Setting the shears on a towel-covered tray at the end of the aisle, he walked to the small locker beside the door. He changed into a leisure suit, then paused to mop the perspiration from his face and brush back his full head of gray hair. He checked his appearance in the mirror before closing the locker and heading out.
You never cared how you looked until there was no one around to take pictures, he thought ironically. Yet it wasn’t vanity that drove him. This was no different than the maestro who tugged the hem of his swallowtail jacket before heading onstage or the on-deck batter checking his helmet. He was preparing to put something in motion. Every man in every field had a moment of reflection, of self-examination, before setting out. The physical manifestation of that was just an excuse to pause, to steel oneself.
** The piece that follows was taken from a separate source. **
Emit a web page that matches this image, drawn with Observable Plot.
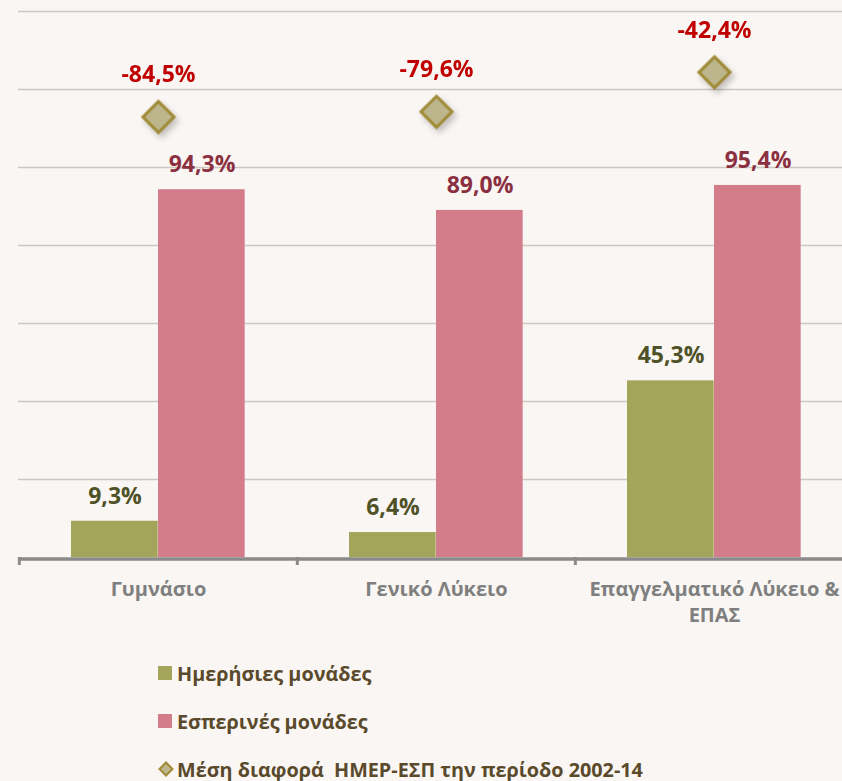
<!DOCTYPE html>
<html>
<head>
<meta charset="utf-8">
<script src="https://cdn.jsdelivr.net/npm/d3@7"></script>
<script src="https://cdn.jsdelivr.net/npm/@observablehq/plot@0.6"></script>
<style>
  html, body { margin: 0; padding: 0; background: #f9f6f3; overflow: hidden; }
  body { width: 842px; height: 781px; font-family: 'Open Sans', sans-serif; }
  #chart { position: relative; width: 853px; height: 640px; }
  #chart > svg { position: absolute; left: 0; top: 0; }
  #legend { padding-left: 158px; margin-top: 9px; }
  .item { display: flex; align-items: center; height: 48px; font-weight: 700; font-size: 19.8px; color: #5a4a2b; white-space: pre; }
  .sw { width: 14px; height: 14px; margin-right: 5px; flex: none; }
</style>
</head>
<body>
<div id="chart"></div>
<div id="legend"></div>
<script>
const categories = ["Γυμνάσιο", "Γενικό Λύκειο", "Επαγγελματικό Λύκειο & ΕΠΑΣ"];
const dayValues = [9.3, 6.4, 45.3];
const eveningValues = [94.3, 89.0, 95.4];
const diffValues = [-84.5, -79.6, -42.4];
const seriesNames = ["Ημερήσιες μονάδες", "Εσπερινές μονάδες", "Μέση διαφορά  ΗΜΕΡ-ΕΣΠ την περίοδο 2002-14"];
const yTicks = [0, 20, 40, 60, 80, 100, 120, 140];
const yDomain = [0, 140];
const y2Domain = [-500, 15];

const dayColor = "#a3a65a", eveColor = "#d37c8a";
const dayText = "#4f5127", eveText = "#8b3041", diffText = "#c00000";
const diaFill = "#bdb68c", diaStroke = "#a08a35";

const rows = categories.map((c, i) => ({category: c, day: dayValues[i], evening: eveningValues[i], diff: diffValues[i]}));
const fmt = v => v.toFixed(1).replace(".", ",") + "%";

const W = 853, H = 640, mL = 18, mR = 0, mT = 11, mB = 83;
const bw = (W - mL - mR) / categories.length;
const outer = 52, barW = 87;
const font = "'Open Sans', sans-serif";

const base = Plot.plot({
  width: W, height: H, marginLeft: mL, marginRight: mR, marginTop: mT, marginBottom: mB,
  style: {background: "transparent", fontFamily: font, overflow: "visible"},
  x: {type: "band", domain: categories, padding: 0, axis: null},
  y: {domain: yDomain, axis: null},
  marks: [
    Plot.gridY(yTicks.filter(t => t > 0), {stroke: "#cdc8c3", strokeOpacity: 1, strokeWidth: 1.5}),
    Plot.barY(rows, {x: "category", y: "day", fill: dayColor, insetLeft: outer, insetRight: bw - outer - barW}),
    Plot.barY(rows, {x: "category", y: "evening", fill: eveColor, insetLeft: outer + barW, insetRight: bw - outer - 2 * barW}),
    Plot.ruleY([0], {stroke: "#8a8a8a", strokeWidth: 3.5, dy: 1.5}),
    Plot.axisX({tickSize: 8, tickFormat: () => "", label: null, dx: -bw / 2, stroke: "#8a8a8a", strokeWidth: 3, tickPadding: 0}),
    Plot.axisX({tickSize: 0, tickPadding: 20, label: null, tickFormat: d => d.replace("& ", "&\n"), fill: "#7f7f7f", fontSize: 20, fontWeight: 700, lineHeight: 1.3}),
    Plot.text(rows, {x: "category", y: "day", text: d => fmt(d.day), dx: -barW / 2, dy: -25, fill: dayText, fontSize: 23, fontWeight: 700}),
    Plot.text(rows, {x: "category", y: "evening", text: d => fmt(d.evening), dx: barW / 2, dy: -25, fill: eveText, fontSize: 23, fontWeight: 700})
  ]
});

const overlay = Plot.plot({
  width: W, height: H, marginLeft: mL, marginRight: mR, marginTop: mT, marginBottom: mB,
  style: {background: "transparent", fontFamily: font, overflow: "visible"},
  x: {type: "band", domain: categories, padding: 0, axis: null},
  y: {domain: y2Domain, axis: null},
  marks: [
    Plot.dot(rows, {x: "category", y: "diff", symbol: "diamond2", r: 14, fill: diaFill, stroke: diaStroke, strokeWidth: 3}),
    Plot.text(rows, {x: "category", y: "diff", text: d => fmt(d.diff), dy: -42, fill: diffText, fontSize: 23, fontWeight: 700})
  ]
});
d3.select(overlay).selectAll("g[aria-label=dot]").style("filter", "drop-shadow(3px 4px 3px rgba(0,0,0,0.22))");

const chart = document.getElementById("chart");
chart.appendChild(base);
chart.appendChild(overlay);

const legend = d3.select("#legend");
const swatches = [dayColor, eveColor, null];
seriesNames.forEach((name, i) => {
  const item = legend.append("div").attr("class", "item");
  if (swatches[i]) {
    item.append("div").attr("class", "sw").style("background", swatches[i]);
  } else {
    const s = item.append("svg").attr("width", 16).attr("height", 16).style("margin-right", "3px").style("flex", "none");
    s.append("path").attr("d", "M8,1.5L14.5,8L8,14.5L1.5,8Z").attr("fill", diaFill).attr("stroke", diaStroke).attr("stroke-width", 2);
  }
  item.append("span").text(name);
});
</script>
</body>
</html>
He was ready. Great events were about to transpire. History was not just going to be made.
It was going to be directed.
It was with rage and a sickening sense of deja vu that Jessica Muloni watched the events in Baltimore play out on the large flat-screen TV. It reminded her-as it would anyone of a certain age-of the attacks on September 11, 2001.
She had been newly arrived in Washington then, recently graduated with a master’s degree from John Jay College of Criminal Justice, where she had been recruited to work at the CIA. She was outside at Langley, having arrived at the office later than usual, when she heard the distant explosion at the Pentagon, saw the black smoke curling upward.
Those attacks in New York and Washington were many things, but most of all they were a bookmark. Thereafter, like so many other people, whenever she heard a siren or smelled tart smoke that lodged in the throat-even at a barbecue or passing a car fire on the highway-the entire event came back.
As it did now.
No one knew yet whether these new attacks were homegrown or the efforts of a foreign network, whether they were an isolated occurrence or the first part of a wave. Just like on September 11, Langley and the White House and the Capitol and other buildings were evacuated, because no one was sure what was happening.
But there was one difference between 2001 and today. Now Muloni was an agent and she had a mission. And it was clear that her mission was suddenly more significant, more urgent, than it had been when she left D.C. ninety minutes before.
She turned from the TV at the gate and headed to the baggage claim area to rent a car. There must be no record of her destination; indeed, only her supervisor and Jacob Trask knew about it.